Among the 31 posters are designs that advertise the solar eclipse in general, and others that show specific places for spectators to go, such as the Great Smoky Mountains National Park, San Francisco's Exploratorium and the Sun Valley in Idaho.
One design depicts a hiker stood on top of the Borah Peak, while another sees a man boating down the Obed Wild and Scenic River in Tennessee.
Others encourage spectators to observe safely by using the correct protective eyewear.
Today marks the first time in 99 years that north America has experienced a solar eclipse, which occurs when the moon passes between the sun and earth, fully or partially blocking the sun.
The US is already seeing a rush of visitors to its national parks ahead of the event.

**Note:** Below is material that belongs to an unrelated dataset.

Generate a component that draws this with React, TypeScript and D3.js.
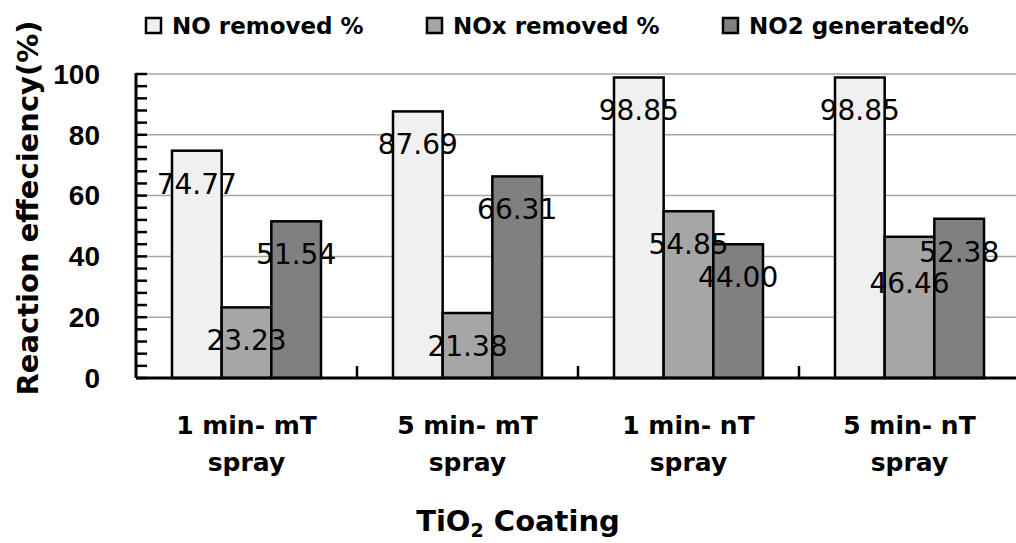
import React from "react";
import * as d3 from "d3";

// Coating treatments along the x axis (two lines per label)
const categories = ["1 min- mT|spray", "5 min- mT|spray", "1 min- nT|spray", "5 min- nT|spray"];
const seriesNames = ["NO removed %", "NOx removed %", "NO2 generated%"];
const noRemoved = [74.77, 87.69, 98.85, 98.85];
const noxRemoved = [23.23, 21.38, 54.85, 46.46];
const no2Generated = [51.54, 66.31, 44.0, 52.38];
const yTicks = [0, 20, 40, 60, 80, 100];

const seriesValues = [noRemoved, noxRemoved, no2Generated];
const fills = ["#f0f0f0", "#a6a6a6", "#808080"];

const W = 1016;
const H = 543;
const left = 136;
const right = 1020;
const top = 74;
const bottom = 378;

export default function App() {
  const x0 = d3.scaleBand<string>().domain(categories).range([left, right]).padding(0);
  const x1 = d3
    .scaleBand<string>()
    .domain(seriesNames)
    .range([36, x0.bandwidth() - 36])
    .padding(0);
  const y = d3.scaleLinear().domain([0, 100]).range([bottom, top]);
  const minorTicks = d3.range(0, 100.01, 4);

  // value labels: inside bar, below the top; nudge down when neighbours collide
  const labels: { x: number; y: number; text: string; v: number }[][] = categories.map((c, ci) =>
    seriesNames.map((s, si) => {
      const v = seriesValues[si][ci];
      return {
        x: (x0(c) as number) + (x1(s) as number) + x1.bandwidth() / 2,
        y: y(v) + 43,
        text: v.toFixed(2),
        v,
      };
    })
  );
  labels.forEach((g) => {
    for (let i = 0; i < g.length - 1; i++) {
      const a = g[i];
      const b = g[i + 1];
      if (Math.abs(a.y - b.y) < 28) {
        if (a.v < b.v) a.y = b.y + 31;
        else b.y = a.y + 31;
      }
    }
  });

  const legendX = [146, 427, 723];

  return (
    <svg width={W} height={H} style={{ display: "block", position: "absolute", left: 0, top: 0 }}>
      <rect x={0} y={0} width={W} height={H} fill="#ffffff" />
      {/* gridlines */}
      {yTicks.slice(1).map((t) => (
        <line key={t} x1={left} x2={W} y1={y(t)} y2={y(t)} stroke="#a6a6a6" strokeWidth={1.5} />
      ))}
      {/* bars */}
      {categories.map((c, ci) =>
        seriesNames.map((s, si) => {
          const v = seriesValues[si][ci];
          return (
            <rect
              key={c + s}
              x={(x0(c) as number) + (x1(s) as number)}
              y={y(v)}
              width={x1.bandwidth()}
              height={y(0) - y(v)}
              fill={fills[si]}
              stroke="#000"
              strokeWidth={2.5}
            />
          );
        })
      )}
      {/* y axis */}
      <line x1={left} x2={left} y1={top - 1} y2={bottom} stroke="#000" strokeWidth={3} />
      {minorTicks.map((t) => (
        <line key={t} x1={left} x2={left + 11} y1={y(t)} y2={y(t)} stroke="#000" strokeWidth={2.5} />
      ))}
      {yTicks.map((t) => (
        <text
          key={t}
          x={100}
          y={y(t)}
          dy="0.35em"
          textAnchor="end"
          fontFamily="Liberation Sans, Arial, sans-serif"
          fontWeight="bold"
          fontSize={28}
        >
          {t}
        </text>
      ))}
      {/* x axis */}
      <line x1={left} x2={W} y1={bottom} y2={bottom} stroke="#000" strokeWidth={3} />
      {categories.slice(1).map((c) => (
        <line key={c} x1={x0(c) as number} x2={x0(c) as number} y1={bottom} y2={bottom - 12} stroke="#000" strokeWidth={2.5} />
      ))}
      {categories.map((c) => {
        const [l1, l2] = c.split("|");
        const cx = (x0(c) as number) + x0.bandwidth() / 2;
        return (
          <text key={c} textAnchor="middle" fontFamily="DejaVu Sans, sans-serif" fontWeight="bold" fontSize={25}>
            <tspan x={cx} y={434}>{l1}</tspan>
            <tspan x={cx} y={471}>{l2}</tspan>
          </text>
        );
      })}
      {/* value labels */}
      {labels.flat().map((l, i) => (
        <text
          key={i}
          x={l.x}
          y={l.y}
          textAnchor="middle"
          fontFamily="DejaVu Sans, sans-serif"
          fontSize={28}
          fill="#000"
        >
          {l.text}
        </text>
      ))}
      {/* axis titles */}
      <text
        transform="translate(38,208) rotate(-90)"
        textAnchor="middle"
        fontFamily="DejaVu Sans, sans-serif"
        fontWeight="bold"
        fontSize={29}
      >
        Reaction effeciency(%)
      </text>
      <text x={518} y={531} textAnchor="middle" fontFamily="DejaVu Sans, sans-serif" fontWeight="bold" fontSize={29}>
        TiO
        <tspan fontSize={19} dy={6}>2</tspan>
        <tspan dy={-6}> Coating</tspan>
      </text>
      {/* legend */}
      {seriesNames.map((s, i) => (
        <g key={s}>
          <rect x={legendX[i]} y={18} width={15} height={15} fill={fills[i]} stroke="#000" strokeWidth={2.5} />
          <text x={legendX[i] + 26} y={34} fontFamily="DejaVu Sans, sans-serif" fontWeight="bold" fontSize={23}>
            {s}
          </text>
        </g>
      ))}
    </svg>
  );
}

For those who can't make it – or those not in north America – NASA is live streaming the whole event on its website from 12pm EDT.
Nordgren is a professor of physics and astronomy at the University of Redlands, and was previously an astronomer at the United States Naval Observatory Flagstaff Station and Lowell Observatory.
He began making artworks related to his work in astronomy in 2007, basing his style on educational posters commissioned in the 1930s by the federal government for the Works Progress Administration.
"These posters began, and indeed my life as a professional artist began, as a single illustration I needed for my 2010 book, Stars Above, Earth Below: A Guide to Astronomy in the National Parks," he says in his artist statement.
"I had no money to pay an artist, and so I drew a "poster" in the 1930s style so associated with national parks. As park rangers across the country bought my book, they began contacting me to ask if I could design a poster for their park. In time, their parks contacted me to ask if they could sell them to the public."
NASA previously created similar posters for newly discovered planets in January 2015, and also produced a set of graphics for potential tourist destinations in our own solar system.